M. Leonard
Bail sentencing that does not consider the financial ability of the defendant is unjust. “More than 60% across the country have not been convicted of any crime; “9 in 10 of those people are” detained solely for their inability to make bail. Cherise Fanno Burdeen, The Dangerous Domino Effect of Not Making Bail, The Atlantic (April 12, 2016). Massachusetts has long been active in incarcerating people merely for their inability to make bail, thus advocates for bail reform were excited when on August 25, 2017, the Massachusetts Supreme Judicial Court ruled in Brangan v. Commonwealth that judges must consider a defendant’s financial ability before setting a bail amount. Brangan v. Commonwealth, 80 N.E.3d 949, 954 (Mass. 2017) (concluding “that in setting the amount of bail, whether under M. G. L. c. 276, § 57 or § 58, a judge must consider a defendant’s financial resources”). Many were hopeful that the Brangan decision would be an important step forward in the fight to end the practice of incarcerating poor people pretrial merely because of their inability to make bail. Northeastern University School of Law’s Professor Daniel Medwed wrote: “Brangan should affect the lives of thousands of criminal defendants and save the state millions of dollars.” Daniel S. Medwed, Bail Reform and the Legacy of Justice Geraldine Hines, WGBH News (Aug. 28, 2017). Nearly three months after the decision came down, has bail sentencing changed in Massachusetts?
The decision had some very inspiring language for those who feel as though cash bail should be eliminated altogether, which is a movement growing across the country. Bryce Covert, America is Waking Up to the Injustice of Cash Bail, The Nation (Oct. 19, 2017). “A bail that is set without any regard to whether a defendant is a pauper or a plutocrat runs the risk of being excessive and unfair,” wrote Justice Hines. Brangan, 80 N.E. 3d at 959. However, Justice Hines continues, stating, “(b)ail that is beyond a defendant’s reach is not prohibited. Where, based on the judge’s consideration of all the relevant circumstances, neither alternative nonfinancial conditions nor an amount the defendant can afford will adequately assure his appearance for trial, it is permissible to set bail at a higher amount, but no higher than necessary to ensure the defendant’s appearance.” Id. at 960. According to preliminary research, Court Watch Program efforts from the Massachusetts Bail Fund, and some Public Records Requests from Sheriff’s Departments across the Commonwealth, judges are using Justice Hines’ language as a crutch to set high bail and incarcerate people pretrial. Therefore, although Brangan states that the purpose of bail is to assure appearance at later court dates, excessively high bail is still putting people in jail due to inability to pay.

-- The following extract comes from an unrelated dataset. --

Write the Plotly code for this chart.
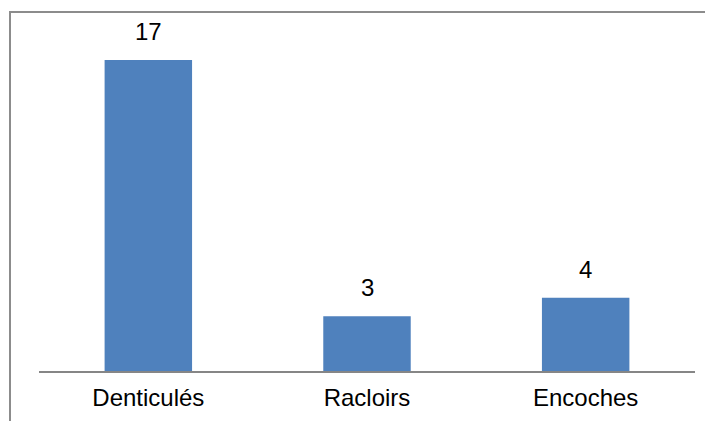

If students wish to move forward in their careers respecting the fundamental rights of life, liberty, and property, they must know that it is on the attorneys to ensure they are preserved. Massachusetts Bail Fund has found that some judges setting bail have never even heard of the Brangan decision. Massachusetts Bail Fund, CJ Omnibus Bill Moves to MA House: Our Response (Nov. 13, 2017). Others, like Justice Christopher Donnelly Welch, First Justice in the Falmouth District Court, through “Addendum” to the bail factors, have made the decision to set high bail for any person charged with selling or distributing heroin, clearly ignoring the standard set by Brangan to assess each individual’s financial ability. Haven Orecchio-Egresitz, Falmouth Judge: Opiod Dealing Merits Homicide-Level Bail, Cape Cod Times (Sept. 22, 2017, 12:37 PM). It is up to aspiring and current lawyers, both defense counsel appointed to indigent defendants as well as attorneys for the Commonwealth, while making their arguments at arraignments to ensure that judges know and are using the standards required by Brangan when setting bail.

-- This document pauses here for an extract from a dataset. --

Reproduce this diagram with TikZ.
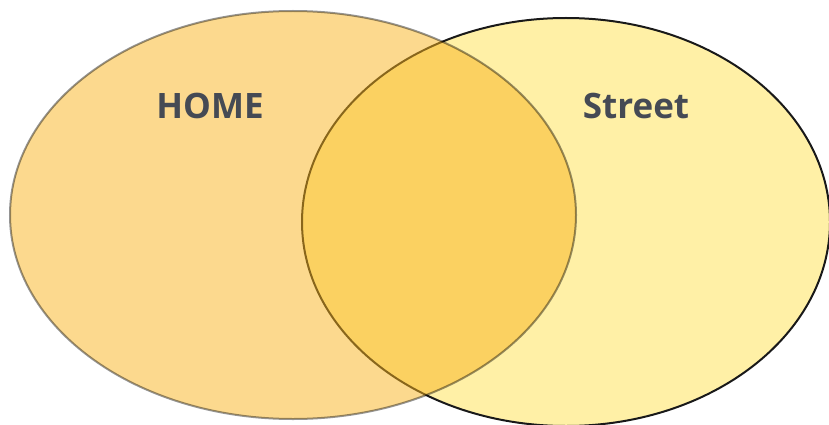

Without attorneys protecting against this miscarriage of justice at the outset of cases, there is the chance that our relatively progressive bail statute may fall to constitutional infirmity and the potentially landmark Brangan decision will fade into oblivion. Bail is supposed to be a mechanism to ensure the defendant returns to court, not punish the poor. As such, judges should use bail appropriately, but they will not be compelled to do so unless we hold them accountable.